Occult revivals happen regularly throughout history and are often “intensely marginalized,” the Occult Humanities Conference’s website explains. But this time, the revival seems to be a crossover hit, going mainstream, as evidenced on screen—Witches of East End, Beautiful Creatures and American Horror Story: Coven are just a few of the witchy films and TV shows that debuted this year – and even on the fashion runways[.]
Is the revival going mainstream or is it that absolutely everyone is fucked? Magic flourishes in communities that have no other options, communities that are fucked. And today’s twentysomethings are fucked. We know this because we fucked them. They are in the first stages of separating the rescue mission from the salvage mission.
Blaming hipsters for ‘special snowflake’ syndrome is egregiously unfair as we are the snowclouds.
Do I personally wish this occult revival looked different? Yeah, obviously. The idea that there is a frikking waiting list for prayer candles at Urban Outfitters is just… so… ugh. But I choose to see this jam jar of microbrewed nettle ale as half full.

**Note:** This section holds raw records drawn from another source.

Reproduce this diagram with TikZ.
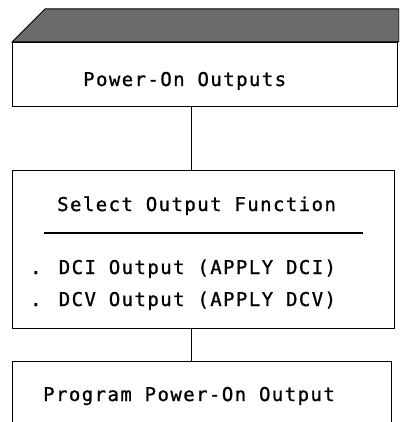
\documentclass[tikz,border=0pt]{standalone}
\usepackage{fontspec}
\newfontfamily\plotfont[LetterSpace=7.5, FakeBold=1]{DejaVu Sans Mono}
\begin{document}
\begin{tikzpicture}[x=1pt, y=-1pt,
    box/.style={draw, line width=1.3pt, inner sep=0pt, anchor=north west},
    txt/.style={font=\plotfont\fontsize{19}{22}\selectfont, inner sep=0pt, anchor=base west},
    wire/.style={line width=1pt}]
                \useasboundingbox (0,0) rectangle (399,422);
                \clip (0,0) rectangle (399,422);

                % Shaded top band
                \filldraw[fill=black!58, line width=1pt] (45,9) -- (399,9) -- (399,42) -- (12,42) -- cycle;

                % Boxes
                \node[box, minimum width=385pt, minimum height=64pt] (pwr) at (12,42) {};
                \node[box, minimum width=382pt, minimum height=158pt] (sel) at (12,170) {};
                \node[box, minimum width=379pt, minimum height=90pt] (prog) at (12,361) {};

                % Labels
                \node[txt] (pwrtxt) at (83,86) {Power-On Outputs};
                \node[txt] (seltxt) at (57,211) {Select Output Function};
                \draw[line width=1.2pt] (44,233) -- (363,233);
                \node[txt] (dcitxt) at (30,274) {. DCI Output (APPLY DCI)};
                \node[txt] (dcvtxt) at (30,306) {. DCV Output (APPLY DCV)};
                \node[txt] (progtxt) at (43,401) {Program Power-On Output};

                % Connectors
                \coordinate (cx) at (191,0);
                \draw[wire] (pwr.south -| cx) -- (sel.north -| cx);
                \draw[wire] (sel.south -| cx) -- (prog.north -| cx);
            \end{tikzpicture}
\end{document}
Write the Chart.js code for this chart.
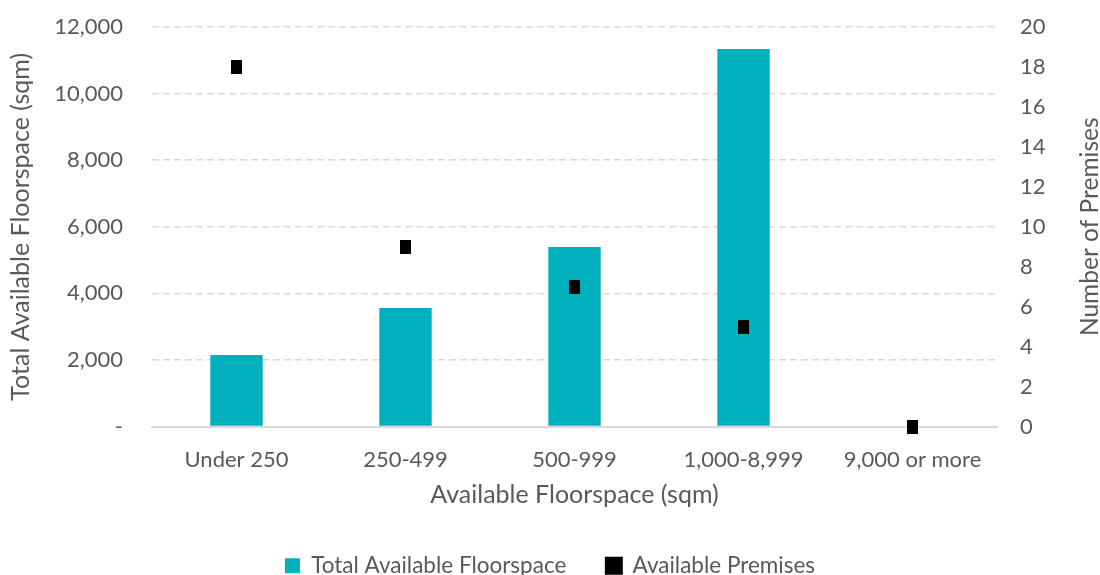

What did we expect the re-enchantment of modern culture to look like? Christianity began as a wacko mystery cult for freaks… and there was an inevitable signal loss as it scaled up into a mechanism of imperial control. That’s exactly what we are seeing here. But, in Christianity’s case, the common people still left offerings at wells and mystics still managed to have misinterpreted Magonian experiences.
Wherefore the Seeker?
Seeking will get harder. Get over it. We had a brief, postwar flowering of a culture that provided a comparatively unimpeded route to personal gnosis, but the empire struck back. (“Do you know what happens to a toad that gets struck by lightning? The same thing that happens to everything else.”) Did you honestly expect the Quest for your own Source would be like ordering a pizza on your iPhone?
Renaissance rules now apply. American protestantism has influenced popular magic to such an extent that ‘do the work’, in a very Calvinist sense, is the unthinking, unsophisticated response to everyone and every situation. It has escaped most discussions, however, that ‘do the work’ also applies to the armchair… now more than ever. So get better sources.
Next, I would suggest remembering Jonah and the whale. Think about it… Go ahead, archonic culture. Eat Batman, eat The Invisibles, eat Star Trek, eat Thor, eat Tolkien, eat Thelema. Go back for seconds. Be my guest. Sooner or later, it will find something that it can’t digest, and that thing will burst from its stomach, holding The Grail.
Following on, in an era of cultural bankruptcy, there is nothing for it but to give yourself a classical education. I don’t mean Aristotle, I mean They Live and The Earthsea Quartet. Perhaps ironically -which is only appropriate- the cure for the hipsterisation of magic is to go vintage.
Finally, be platform agnostic. Not only has the internet turned out to be a dubious saviour of inspiration and mystery, its existence as a unified space is coming to an end. Frankly, I don’t know where to look next, only that we know that we don’t know where to look next.
Which brings us back to the beach with the missing ocean. If you ever find yourself physically in such a situation, as my mother the psychonaut did in Tonga a few years ago before a tsunami, make for the hills. Oceans don’t stay missing for long.
I don’t know what’s up there, and you’re welcome to wait it out on the beach, but I’m going to seek the higher ground. What fish that remain aren’t worth the risk.